Question

The number of different ordered permutations of all the letters of the word ‘PERMUTATION’ such that two consecutive letters in the arrangement are neither both vowels nor both identical is?
(a) $63\times 6!\times 5!$
(b) $57\times 5!\times 5!$
(c) $33\times 6!\times 5!$
(d) $7\times 7!\times 5!$

Answer 1

First arrange all the 6 consonants present in the given word. Divide the number of ways with $2!$ because of the repetition of T twice. Now, arrange the 5 vowels present in between these consonants such that there should not be two vowels appearing side by side. Find the possible number of such arrangements. Now, focus on the repeated letter T and find how many times they appear together in the above arrangements by considering them as one unit. Subtract the number of such arrangements from the number of arrangements obtained in the first step to get the answer.

Complete step by step solution:
Here we have been provided with the word ‘PERMUTATION’ and we are asked to arrange the letters of this word such that no two vowels and the identical letter appears consecutively.
Now, we can see that there are 5 vowels (A, E, I, O, U) in the given word and 6 consonants (P, R, M, N, T, T) in which T is appearing twice.
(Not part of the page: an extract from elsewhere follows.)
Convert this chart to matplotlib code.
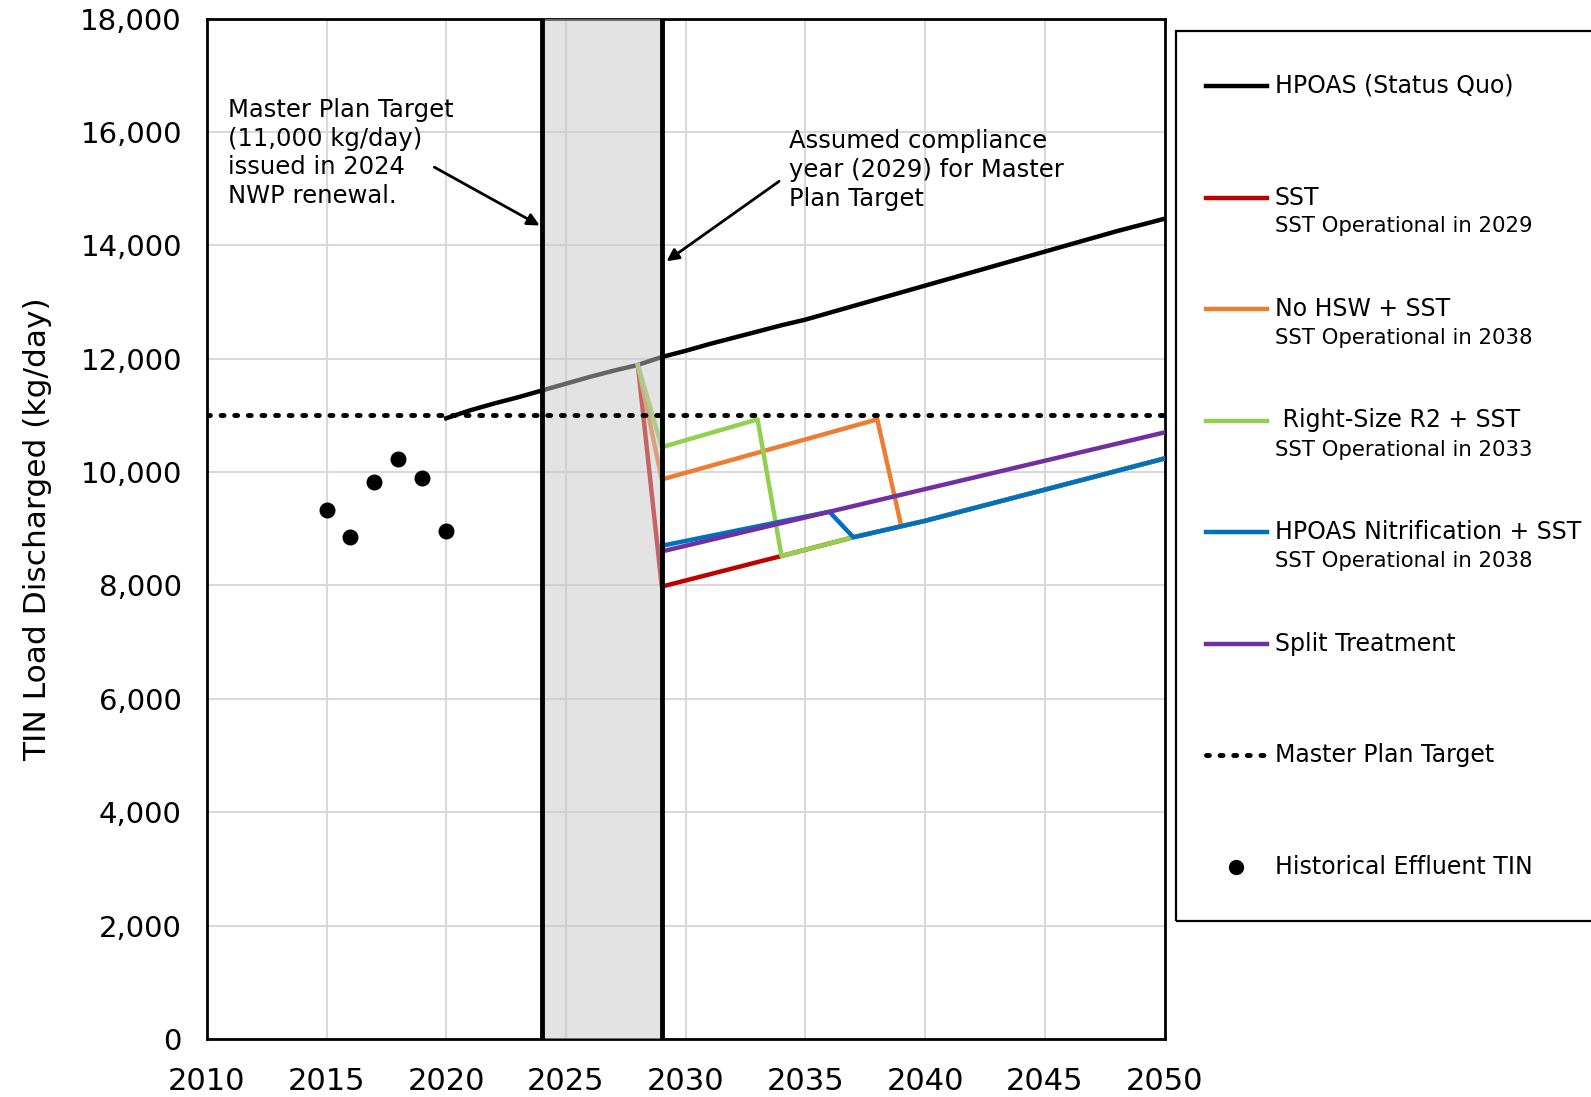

We need to arrange the letters so that no two vowels appear adjacent to each other and also both the T’s should not be adjacent. So first let us arrange these 6 consonants in the following manner: -
_ P _ R _ M _ N _ T _ T _
Here we can arrange the six consonants in $6!$ ways but since T is repeating twice so effectively the number of arrangements will be $\dfrac{6!}{2!}$. Now, we need to arrange the 5 vowels for which there are 7 vacant places (denoted by _), so we need to select 5 places out of 7 places first.
$\Rightarrow$ Number of ways to select 5 places out of 7 places = ${}^{7}{{C}_{5}}$
$\Rightarrow$ Number of ways to arrange these 5 vowels among themselves = $5!$
Therefore, total number of arrangements possible = $\dfrac{6!}{2!}\times {}^{7}{{C}_{5}}\times 5!.........\left( i \right)$
As you can see that in the above number of cases some cases will also be there in which the two T’s will appear twice. Like in the above sample of arrangement of consonants if we will not fill the space between the two T’s then they will appear consecutively and make our answer wrong. So we need to find and subtract such possible arrangements from relation (i).
Let us consider that these two T’s appear together, so we can consider them as one unit.
_ P _ R _ M _ N _ TT _
That means we have effectively 5 consonants in which no letter is repeating, so these 5 letters can be arranged in $5!$ ways. Now, we have 6 places left to be filled by 5 vowels so we need to select 5 places from the 6 vacant places.
$\Rightarrow$ Number of ways to select 5 places out of 6 places = ${}^{6}{{C}_{5}}$
$\Rightarrow$ Number of ways to arrange these 5 vowels among themselves = $5!$
Therefore, total number of cases in which the two T’s will appear together = $5!\times {}^{6}{{C}_{5}}\times 5!...........\left( ii \right)$
Subtracting the value in (ii) from (i) we get,
$\Rightarrow$ Number of possible ways of arrangement of the letters according to the given question = $\dfrac{6!}{2!}\times {}^{7}{{C}_{5}}\times 5!-5!\times {}^{6}{{C}_{5}}\times 5!$.
On simplifying using the formula ${}^{n}{{C}_{r}}=\dfrac{n!}{r!\left( n-r \right)!}$ we get,
$\Rightarrow$ Possible ways = $63\times 5!\times 5!-6\times 5!\times 5!$
$\Rightarrow$ Possible ways = $57\times 5!\times 5!$
Hence option (b) is the correct answer.

Note: It is a bit complicated problem so you need to understand the question carefully. We have arranged the consonants first so that we might get the clear idea about the places in which vowels can be filled. Remember the combination formula of selection of r objects from a total of n objects given as ${}^{n}{{C}_{r}}=\dfrac{n!}{r!\left( n-r \right)!}$.